- Victoria Cross Medal
- Born: 13 May 1845 Pithoragarh, Uttarakhand, India
- Died: 7 March 1883 (aged 37) Delhi, India
- Buried: Old Military Cemetery, Delhi, India
- Allegiance: British India
- Branch: British Indian Army
- Rank: Apothecary
- Unit: Indian Medical Establishment
- Conflicts: Second Opium War Battle of Taku Forts;
- Awards: Victoria Cross

= Andrew Fitzgibbon =

Recipient of the Victoria Cross (1845–1883)

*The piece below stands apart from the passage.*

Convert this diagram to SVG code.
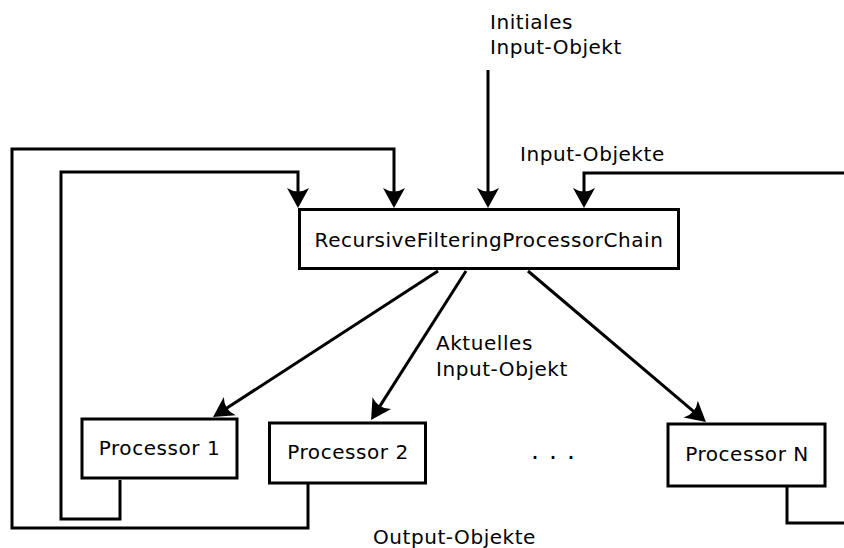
<svg xmlns="http://www.w3.org/2000/svg" width="844" height="548" viewBox="0 0 844 548">
  <style>
    .box { fill: #ffffff; stroke: #000000; stroke-width: 3; }
    .wire { fill: none; stroke: #000000; stroke-width: 3; stroke-linejoin: miter; }
    .arrow { marker-end: url(#head); }
    text { font-family: "DejaVu Sans", "Liberation Sans", sans-serif; font-size: 20px; letter-spacing: 0.55px; fill: #000000; }
    .mid { text-anchor: middle; }
    .dots { font-size: 25px; letter-spacing: 0; }
  </style>
  <defs>
    <marker id="head" markerUnits="userSpaceOnUse" markerWidth="40" markerHeight="40" refX="0" refY="0" orient="auto" overflow="visible">
      <path d="M12,0 L-8,-11 Q-1,0 -8,11 Z" fill="#000000"/>
    </marker>
  </defs>

  <rect width="844" height="548" fill="#ffffff"/>

  <g id="connectors">
    <!-- initial input into the chain -->
    <path class="wire arrow" d="M488,70 V196"/>
    <!-- feedback loop from Processor 1 -->
    <path class="wire arrow" d="M120,480 V519 H61 V172 H298 V196"/>
    <!-- feedback loop from Processor 2 -->
    <path class="wire arrow" d="M308,484 V528 H12 V149 H394 V196"/>
    <!-- feedback loop returning from the right -->
    <path class="wire arrow" d="M846,173 H584 V196"/>
    <!-- output of Processor N leaving to the right -->
    <path class="wire" d="M787,487 V523 H846"/>
    <!-- chain dispatches to the processors -->
    <path class="wire arrow" d="M438,271 L223.1,410.5"/>
    <path class="wire arrow" d="M466,271 L377.5,409.9"/>
    <path class="wire arrow" d="M528,271 L696.8,414.2"/>
  </g>

  <g id="chain">
    <rect class="box" x="299.5" y="209.5" width="379" height="59"/>
    <text class="mid" x="489" y="247">RecursiveFilteringProcessorChain</text>
  </g>

  <g id="processor1">
    <rect class="box" x="82" y="419" width="155" height="59"/>
    <text class="mid" x="159.5" y="455">Processor 1</text>
  </g>

  <g id="processor2">
    <rect class="box" x="269.5" y="423" width="156" height="60"/>
    <text class="mid" x="348" y="459">Processor 2</text>
  </g>

  <g id="processorN">
    <rect class="box" x="668" y="424" width="157" height="62"/>
    <text class="mid" x="747" y="461">Processor N</text>
  </g>

  <g id="labels">
    <text x="490" y="29">Initiales</text>
    <text x="490" y="54">Input-Objekt</text>
    <text x="520" y="161">Input-Objekte</text>
    <text x="436" y="350">Aktuelles</text>
    <text x="436" y="376">Input-Objekt</text>
    <text x="373" y="544">Output-Objekte</text>
    <text class="dots" x="531 549 567" y="459">...</text>
  </g>
</svg>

Andrew Fitzgibbon VC (13 May 1845 – 7 March 1883) was a British soldier, and possibly the youngest recipient of the Victoria Cross.

==Details==
Fitzgibbon was born in Pithoragarh, Uttarakhand, India. He was fifteen years old, and a Hospital Apprentice in the Indian Medical Establishment, Indian Army, attached to the 67th Regiment (later The Royal Hampshire Regiment) during the Third China War when the deed for which he was awarded the VC took place.

On 21 August 1860 at the capture of the Northern of the Taku Forts, China, Fitzgibbon accompanied a wing of the 67th Regiment when it took up a position within 500 yards of the fort. He proceeded, under heavy fire, to attend a dhoolie-bearer whose wound he had been directed to bind up. Then, while the regiment was advancing under the enemy's fire, he ran across the open ground to attend to another wounded man. In doing so he was himself severely wounded.

==Further information==
Acknowledged to be youngest recipient of the VC (aged 15 years, 3 months), with Thomas Flynn (VC). Jack Cornwell was 16 years old when he was awarded a posthumous Victoria Cross after the Battle of Jutland.

Fitzgibbon later achieved the rank of Apothecary. He died in Delhi, India on 7 March 1883. He is believed to have been buried with his Victoria Cross.